Für das Bundesverfassungsgericht gibt es noch immer Regeln, die sich schon mit einer einfachen Mehrheit verändern ließen, gerade, was seine Zusammensetzung und Entscheidungsbefugnisse angeht. Im Moment wird angestrebt, zentrale Punkte wie Kompetenzen und Verfahrensvorschriften in das Grundgesetz zu übernehmen. Das hätte zur Folge, dass diese Rahmenbedingungen nur noch mit Zweidrittel-Mehrheiten geändert werden könnten. Dadurch wäre es für eine AfD-Regierung praktisch unmöglich, sie nach einer Regierungsübernahme zu ändern und zumindest die gerichtliche Kontrolle wäre gesichert. Es mag ein bisschen deprimierend klingen, Vorsorge zu betreiben, sie ist bitter nötig.

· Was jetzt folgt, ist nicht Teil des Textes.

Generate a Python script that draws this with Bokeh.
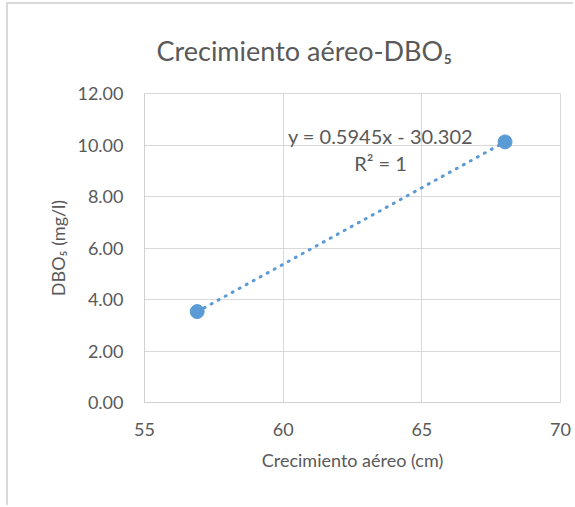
from bokeh.plotting import figure
from bokeh.models import Label, Range1d, FixedTicker, NumeralTickFormatter
from bokeh.embed import file_html
from bokeh.resources import INLINE

# ---- data ----
x_growth = [56.9, 68.0]          # Crecimiento aéreo (cm)
y_dbo = [3.53, 10.12]            # DBO5 (mg/l)
x_ticks = [55, 60, 65, 70]
y_ticks = [0, 2, 4, 6, 8, 10, 12]
trend_slope = 0.5945
trend_intercept = -30.302
eq_text = "y = 0.5945x - 30.302"
r2_text = "R² = 1"
title_text = "Crecimiento aéreo-DBO₅"
x_label = "Crecimiento aéreo (cm)"
y_label = "DBO₅ (mg/l)"

FONT = "Lato"
TXT = "#595959"
BLUE = "#5B9BD5"
GRID = "#d9d9d9"

OX, OY = 8, 4                     # canvas origin on the page (after chart border)
W, H = 575 - OX, 507 - OY
BL = 144 - OX
BT = 93 - OY
BR = W - (560 - OX)
BB = H - (402 - OY)

p = figure(width=W, height=H, output_backend="svg", toolbar_location=None,
           x_range=Range1d(x_ticks[0], x_ticks[-1]), y_range=Range1d(y_ticks[0], y_ticks[-1]),
           min_border_left=BL, min_border_right=BR, min_border_top=BT, min_border_bottom=BB)
p.styles = {"margin-left": "6px", "margin-top": "2px",
            "border-left": "2px solid #d9d9d9", "border-top": "2px solid #d9d9d9"}
p.outline_line_color = GRID
p.background_fill_color = "white"
p.border_fill_color = "white"

p.title.text = title_text
p.title.align = "left"
p.title.offset = 12
p.title.standoff = 54
p.title.text_font = FONT
p.title.text_font_size = "27px"
p.title.text_font_style = "normal"
p.title.text_color = TXT

p.xgrid.ticker = FixedTicker(ticks=x_ticks)
p.ygrid.ticker = FixedTicker(ticks=y_ticks)
p.grid.grid_line_color = GRID
p.grid.grid_line_width = 1

for ax in (p.xaxis[0], p.yaxis[0]):
    ax.axis_line_color = "#d0d0d0"
    ax.major_tick_line_color = None
    ax.minor_tick_line_color = None
    ax.major_tick_out = 0
    ax.major_tick_in = 0
    ax.major_label_text_font = FONT
    ax.major_label_text_font_size = "18px"
    ax.major_label_text_color = TXT
    ax.axis_label_text_font = FONT
    ax.axis_label_text_font_size = "18px"
    ax.axis_label_text_color = TXT
    ax.axis_label_text_font_style = "normal"

p.xaxis.ticker = FixedTicker(ticks=x_ticks)
p.yaxis.ticker = FixedTicker(ticks=y_ticks)
p.yaxis.formatter = NumeralTickFormatter(format="0.00")
p.xaxis.major_label_standoff = 20
p.yaxis.major_label_standoff = 21
p.xaxis.axis_label = x_label
p.yaxis.axis_label = y_label
p.xaxis.axis_label_standoff = 10
p.yaxis.axis_label_standoff = 5

# trendline (linear fit shown in chart)
tx = [min(x_growth), max(x_growth)]
ty = [trend_slope * v + trend_intercept for v in tx]
p.line(tx, ty, line_color=BLUE, line_width=3, line_dash="1 7", line_cap="round")

p.scatter(x_growth, y_dbo, size=14, fill_color=BLUE, line_color=BLUE)

# screen positions are relative to the frame's bottom-left corner (page px in)
def sx(page_x):
    return page_x - 144

def sy(page_y):
    return 402 - page_y

# equation
p.add_layout(Label(x=sx(380), y=sy(135), x_units="screen", y_units="screen", text=eq_text,
                   text_align="center", text_baseline="alphabetic", text_font=FONT,
                   text_font_size="20px", text_color=TXT))
p.add_layout(Label(x=sx(380), y=sy(162), x_units="screen", y_units="screen", text=r2_text,
                   text_align="center", text_baseline="alphabetic", text_font=FONT,
                   text_font_size="20px", text_color=TXT))

open("out.html", "w").write(file_html(p, INLINE))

Wie gehen Sie persönlich mit dem Widerspruch um, den Eindruck zu haben, die AfD ist gefährlich für die Demokratie, der Nachweis dafür aber rechtlich bisher nicht hinlänglich erbracht wurde?
Als Jurist kann ich das aushalten. Wenn man jemandem etwas nicht nachweisen kann, dann darf man auch kein entsprechendes Urteil fällen. Davon bin ich fest überzeugt. Als Privatmensch fällt mir das natürlich schwerer, weil ich das Gefühl habe, dass da eine große Gefahr auf uns zurollt und ich mir wünschen würde, dass man alle Instrumente, die es gibt, dagegen in Stellung bringt. Aber letztlich überwiegt meine Überzeugung für den Rechtsstaat. Ein Parteiverbot steht zurecht vor hohen Hürden. Wenn wir die einfach reißen, statt sie zu überspringen, könnte das Recht sehr schnell gegen uns verwendet werden und das kann keiner wollen.